Der Einsatz von Künstlicher Intelligenz (KI) wirft in der Verwaltung viele Fragen auf – technologische, organisatorische und ethische. Paul Meyrat, Senior Digital Transformation Consultant bei der Stadt Zürich, hat in seiner Keynote im Rahmen unseres Online-Kongress Zukunft Digital Schweiz 2025 anhand konkreter Beispiele gezeigt, wie KI sinnvoll in Behörden eingesetzt werden kann – mit Verantwortung, Augenmaß und Nutzen für die Gesellschaft.
Der Stand der Dinge: Zwischen Aufbruch und Alltag
Zu Beginn macht Paul Meyrat deutlich: Die Verwaltung steht noch am Anfang der KI-Reise. Aktuell liegt der Fokus auf der individuellen Produktivitätssteigerung. Erst wenn breite Teile der Belegschaft die Technologien verstehen, wird es möglich sein, Fachanwendungen sinnvoll zu automatisieren.
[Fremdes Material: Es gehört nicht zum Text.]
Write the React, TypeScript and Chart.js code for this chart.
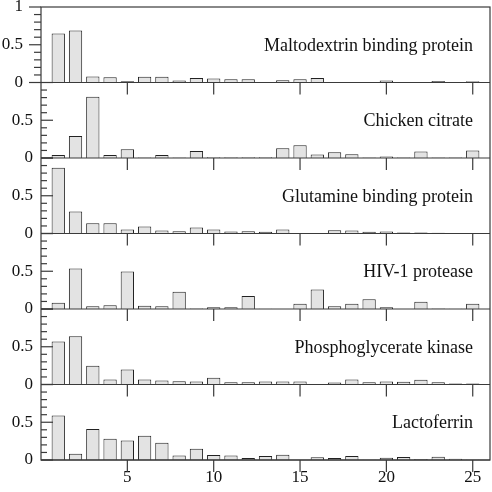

Dabei steht die Öffentliche Hand in puncto Innovation nicht unbedingt hinter der Privatwirtschaft – beide bewegen sich auf vergleichbarem Niveau.
Digitale Souveränität: Vom Modewort zur Realität
Jüngste Entwicklungen haben gezeigt: Abhängigkeiten von großen Anbietern können problematisch werden. In einem föderal organisierten Staat wie der Schweiz ist die Herausforderung noch komplexer: 2.121 Gemeinden, viele Kantone, wenig zentrale Steuerung – ein Flickenteppich, der koordiniert werden muss.
Open Source als strategische Antwort
Mit dem „EMBAG“ – dem Gesetz zum Einsatz elektronischer Mittel zur Erfüllung von Behördenaufgaben – hat der Bund in der Schweiz einen wichtigen Schritt gemacht: Artikel 9 verpflichtet Bundesbehörden zur Nutzung und Veröffentlichung von Open Source Software, sofern keine Sicherheits- oder Drittrechte dagegensprechen.
Auch Kantone wie Bern und Zürich sind aktiv geworden. Erste Anwendungen werden bereits als Open Source entwickelt und öffentlich geteilt – ganz im Sinne des Mottos „Public Money, Public Code“.
Der Systemwechsel braucht Change Management
Technologische Umstellung allein reicht oft nicht aus. Es braucht Change Management und Schulungen. Besonders dann, wenn bestehende Tools ersetzt oder ergänzt werden sollen. Führungskräfte müssen überzeugt werden – nicht nur rational, sondern auch emotional. Und: Auch die Nutzer:innen müssen mitgenommen und befähigt werden.
KI im Alltag: Von Mustern, Sprache und Semantik
Was kann KI heute schon konkret leisten? Paul Meyrat zeigt einige Beispiele aus der Schweiz:
- Mustererkennung in Steuerdaten
- Sprachbots für einfache Sprache
- Semantische Suche
- Transkription von Interviews oder Meetings
Viele dieser Lösungen basieren auf Open Source und sind on-premise betrieben – also sicher und unabhängig.
UX, Vertrauen und Umgewöhnung
Ein weiteres Thema: Die Macht der Gewohnheit. Viele Mitarbeitende sind mit den Benutzeroberflächen großer Anbieter vertraut – was Umstellungen erschwert. Doch mit gezieltem Onboarding und Nutzerzentrierung lässt sich das ändern. Die Qualität vieler Open-Source-Oberflächen ist heute absolut konkurrenzfähig.
Fazit: Technologie, Strategie und Kultur müssen zusammenspielen
Der sinnstiftende Einsatz von KI in der Verwaltung ist kein Selbstläufer. Es braucht:
- Technologische Kompetenz
- Strategische Klarheit (z. B. Open Source First)
- Kulturellen Wandel und Change Management
Die gute Nachricht: Viele Ansätze und Lösungen gibt es bereits – und sie sind öffentlich zugänglich. Wenn Verwaltungen voneinander lernen und bestehende Entwicklungen teilen, entsteht ein nachhaltiges, souveränes digitales Ökosystem.